Но проходили годы, а потом и десятилетия, и как ни странно, ее образ не стирался в моей памяти. Я очень часто, может быть, каждую неделю вспоминал ее и, вспоминая, мечтал о том, как мы неожиданно встретимся, узнаем друг друга, вернее, я ее узнаю, а она меня нет, и тогда я ей спою: “На бульваре Гоголя…”, и она все вспомнит. Это было невероятно — с годами я все отчетливее видел ее лицо, слышал ее голос и снова легко мог возродить то состояние, которое пережил много лет назад.
Иногда я поражался такому свойству своей памяти и даже недоумевал: почему она возвращает Таню ко мне, упорно не желая ее забывать? Ведь в моей жизни было много гораздо более сильных переживаний, я несколько раз был по-настоящему влюблен, два раза был женат. Я жил такой интенсивной внутренней жизнью, которой иному может быть хватит на три жизни. И все равно, год за годом, я вспоминал ее, и мечтал о встрече, в то же время прекрасно понимая, что никогда ее не увижу.
Я часто воображал, как в результате каких-то пертурбаций моего сознания, позволяющих мне вернуться в прошлое, я снова попадаю в тот амбар в конце пятидесятых годов, Мне снова восемнадцать лет. Я подсаживаюсь с гитарой к Тане и пою ей, скажем, “Виноградную косточку” Окуджавы, а она слушает, широко раскрыв глаза. Я пою ей еще и еще, пою те песни, которые будут написаны только через десять или двадцать лет. Потом я увожу ее, совершенно потрясенную услышанным, в степь, и мы проводим там удивительную ночь, а утром рассказываю все о себе. Говорю о том, что мне надо уходить назад, в свое будущее, и пусть она пожалеет того влюбленного в нее мальчика, который подойдет к ней завтра, и будет к нему благосклонна. И еще скажу, что когда-нибудь постараюсь снова прийти в этот амбар на краю света. И она сразу почувствует, что перед ней не мальчик, а очень взрослый и очень счастливый человек, грустно-счастливый.
Иногда я просто грезил наяву этими мгновениями, которые растягивались на целые часы. Одно время я не мог слушать эту “Виноградную косточку”, потому что она щемящей болью отдавалась в моей душе.
Однажды, я решил, что пришел к разгадке этого необыкновенного феномена моей памяти. Благодаря мимолетным встречам с Таней и горькой разлуке с ней, мне открылась стихия чистой любви.
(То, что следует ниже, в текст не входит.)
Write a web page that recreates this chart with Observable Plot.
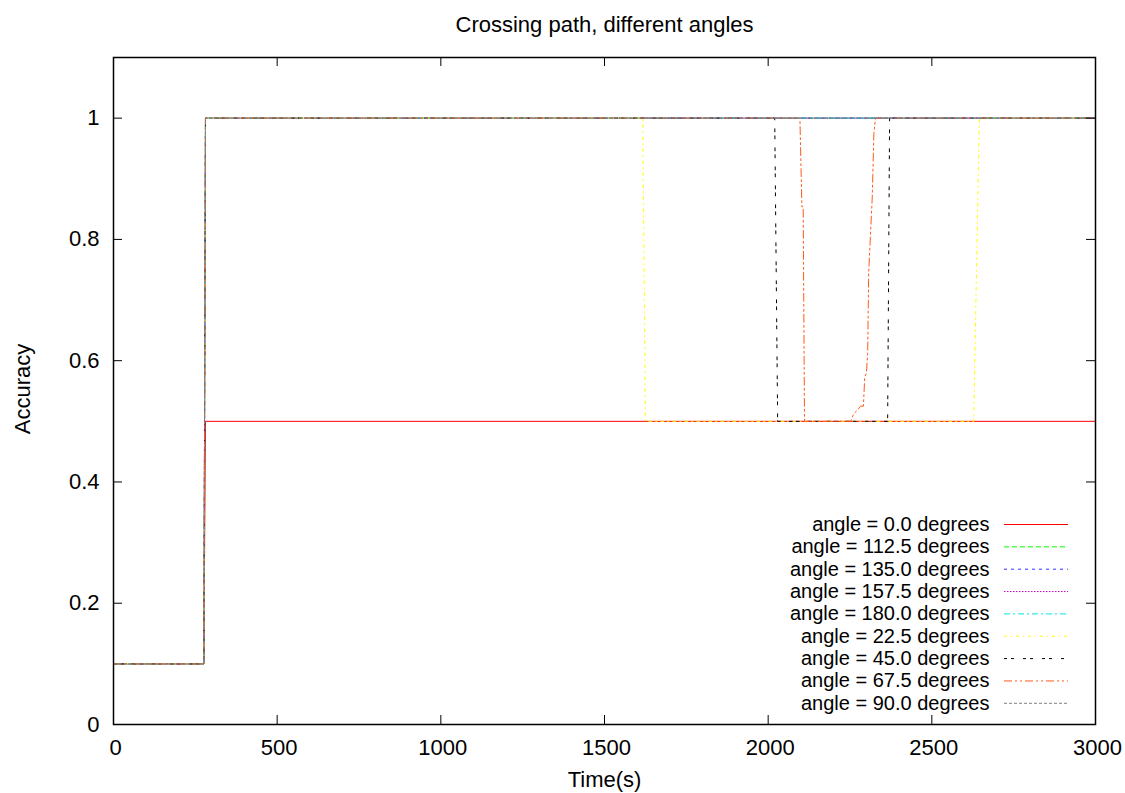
<!DOCTYPE html>
<html>
<head>
<meta charset="utf-8">
<script src="https://cdn.jsdelivr.net/npm/d3@7"></script>
<script src="https://cdn.jsdelivr.net/npm/@observablehq/plot@0.6"></script>
<style>
  html, body { margin: 0; padding: 0; background: #fff; }
</style>
</head>
<body>
<div id="chart"></div>
<script>
// ---- data ----
const titleText = "Crossing path, different angles";
const xLabel = "Time(s)";
const yLabel = "Accuracy";
const xTicks = [0, 500, 1000, 1500, 2000, 2500, 3000];
const yTicks = [0, 0.2, 0.4, 0.6, 0.8, 1];

const seriesLabels = [
  "angle = 0.0 degrees",
  "angle = 112.5 degrees",
  "angle = 135.0 degrees",
  "angle = 157.5 degrees",
  "angle = 180.0 degrees",
  "angle = 22.5 degrees",
  "angle = 45.0 degrees",
  "angle = 67.5 degrees",
  "angle = 90.0 degrees"
];

const time_0   = [0, 276, 281, 3000];
const acc_0    = [0.1, 0.1, 0.5, 0.5];
const time_112 = [0, 276, 281, 3000];
const acc_112  = [0.1, 0.1, 1, 1];
const time_135 = [0, 276, 281, 3000];
const acc_135  = [0.1, 0.1, 1, 1];
const time_157 = [0, 276, 281, 3000];
const acc_157  = [0.1, 0.1, 1, 1];
const time_180 = [0, 276, 281, 3000];
const acc_180  = [0.1, 0.1, 1, 1];
const time_22  = [0, 276, 281, 1617, 1625, 2628, 2644, 2646, 3000];
const acc_22   = [0.1, 0.1, 1, 1, 0.5, 0.5, 0.97, 1, 1];
const time_45  = [0, 276, 281, 2020, 2029, 2365, 2371, 3000];
const acc_45   = [0.1, 0.1, 1, 1, 0.5, 0.5, 1, 1];
const time_67  = [0, 276, 281, 2097, 2103, 2107, 2111, 2252, 2262, 2272, 2282, 2291, 2295, 2300, 2304, 2307, 2318, 2323, 2328, 3000];
const acc_67   = [0.1, 0.1, 1, 1, 0.854, 0.854, 0.5, 0.5, 0.513, 0.518, 0.525, 0.525, 0.573, 0.579, 0.612, 0.744, 0.87, 0.975, 1, 1];
const time_90  = [0, 276, 281, 3000];
const acc_90   = [0.1, 0.1, 1, 1];

const seriesTimes = [time_0, time_112, time_135, time_157, time_180, time_22, time_45, time_67, time_90];
const seriesAcc   = [acc_0, acc_112, acc_135, acc_157, acc_180, acc_22, acc_45, acc_67, acc_90];

// ---- styles ----
const colors = ["#ff0000", "#00ff00", "#3333ff", "#cc00cc", "#00e5e5", "#ffff00", "#000000", "#ff5a1a", "#808080"];
const dashes = ["none", "5,3", "3,4", "1.5,1.5", "6,3,2,3", "3,4,1,4", "3,4,3,9", "8,3,2,3,2,3", "3,2"];

const W = 1125, H = 793;
const mL = 113, mR = 30, mT = 57, mB = 69;
const plotW = W - mL - mR, plotH = H - mT - mB;
const tickLen = 9;
const frameMidY = (mT + (H - mB)) / 2;
const frameMidX = (mL + (W - mR)) / 2;

const lineMarks = seriesLabels.map((label, i) =>
  Plot.line(d3.zip(seriesTimes[i], seriesAcc[i]), {
    x: d => d[0], y: d => d[1],
    stroke: colors[i], strokeWidth: 1, strokeDasharray: dashes[i]
  })
);

const legendRow0 = 524, legendStep = 22.35;
const legendMarks = seriesLabels.flatMap((label, i) => {
  const rowY = legendRow0 + i * legendStep;
  return [
    Plot.text([label], {
      text: d => d, frameAnchor: "middle", textAnchor: "end", lineAnchor: "middle",
      fontSize: 20, dx: 989 - frameMidX, dy: rowY - frameMidY, fill: "black"
    }),
    Plot.ruleY([label], {
      y: null, stroke: colors[i], strokeWidth: 1, strokeDasharray: dashes[i],
      insetLeft: 1004 - mL, insetRight: (W - mR) - 1068, dy: rowY - frameMidY
    })
  ];
});

const chart = Plot.plot({
  width: W, height: H,
  marginLeft: mL, marginRight: mR, marginTop: mT, marginBottom: mB,
  style: { fontFamily: "'Liberation Sans', Arial, Helvetica, sans-serif", fontSize: "22px", background: "white", color: "black" },
  x: { domain: [0, 3000] },
  y: { domain: [0, 1.1] },
  marks: [
    ...lineMarks,
    Plot.frame({ stroke: "black", strokeWidth: 1.5 }),
    // inner ticks (gnuplot style, mirrored)
    Plot.tickX(xTicks, { x: d => d, stroke: "black", insetTop: plotH - tickLen }),
    Plot.tickX(xTicks, { x: d => d, stroke: "black", insetBottom: plotH - tickLen }),
    Plot.tickY(yTicks, { y: d => d, stroke: "black", insetRight: plotW - tickLen }),
    Plot.tickY(yTicks, { y: d => d, stroke: "black", insetLeft: plotW - tickLen }),
    Plot.axisX(xTicks, { anchor: "bottom", tickSize: 0, tickPadding: 15, label: null, dx: 2, tickFormat: d => String(d), fill: "black" }),
    Plot.axisY(yTicks, { anchor: "left", tickSize: 0, tickPadding: 14, label: null, tickFormat: d => String(d), fill: "black" }),
    ...legendMarks,
    Plot.text([titleText], { text: d => d, frameAnchor: "top", textAnchor: "middle", lineAnchor: "middle", dy: 24 - mT, fill: "black" }),
    Plot.text([xLabel], { text: d => d, frameAnchor: "bottom", textAnchor: "middle", lineAnchor: "middle", dy: 779 - (H - mB), fill: "black" }),
    Plot.text([yLabel], { text: d => d, frameAnchor: "left", textAnchor: "middle", lineAnchor: "middle", rotate: -90, dx: 22.5 - mL, dy: -2, fill: "black" })
  ]
});

document.getElementById("chart").appendChild(chart);
</script>
</body>
</html>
Моя несчастная любовь к ней сделала возможной для меня любовь вообще, ту недостижимую, никогда не осуществляющуюся любовь к прекрасной женщине, о которой мечтает, чаще всего неосознанно, каждый мужчина, и на попытках описать ее исчезающий, расплывающийся облик построена вся художественная литература. Это оказалось тем настроем души, благодаря которому удается преодолевать неизбывную скуку существования, и в каждом мгновении жизни видеть глубокий смысл. То есть жить в полном смысле этого слова, не проклиная поражения, болезни, подступающую старость, бессмысленность власти и сумятицу будней. И воспоминания мои — не воспоминания о конкретной женщине, которую я когда-то любил, а попытка удержаться в этой чистой стихии.
Но проходило время, и все мои соображения представлялись мне абстрактным метафизическим умствованием. Не может психически нормальный человек сорок с лишним лет постоянно вспоминать о женщине, с которой провел всего несколько счастливых часов. Нормальный человек просто не способен в любой момент своей жизни небольшим усилием воли увидеть перед собой ее лицо, так ясно, словно видел несколько минут назад, увидеть эти большие, черные, слегка раскосые глаза и почувствовать легкий, еле уловимый запах земляники. Здесь замешана какая-то чертовщина, колдовство, продолжающее действовать столько лет. Может быть, я тогда свалял дурака, нужно было бороться за нее, цепляться во что бы то ни стало, Таня ждала этого, и, не дождавшись, заговорила меня, навела такую вот порчу. Она как-то упоминала про свои цыганские корни.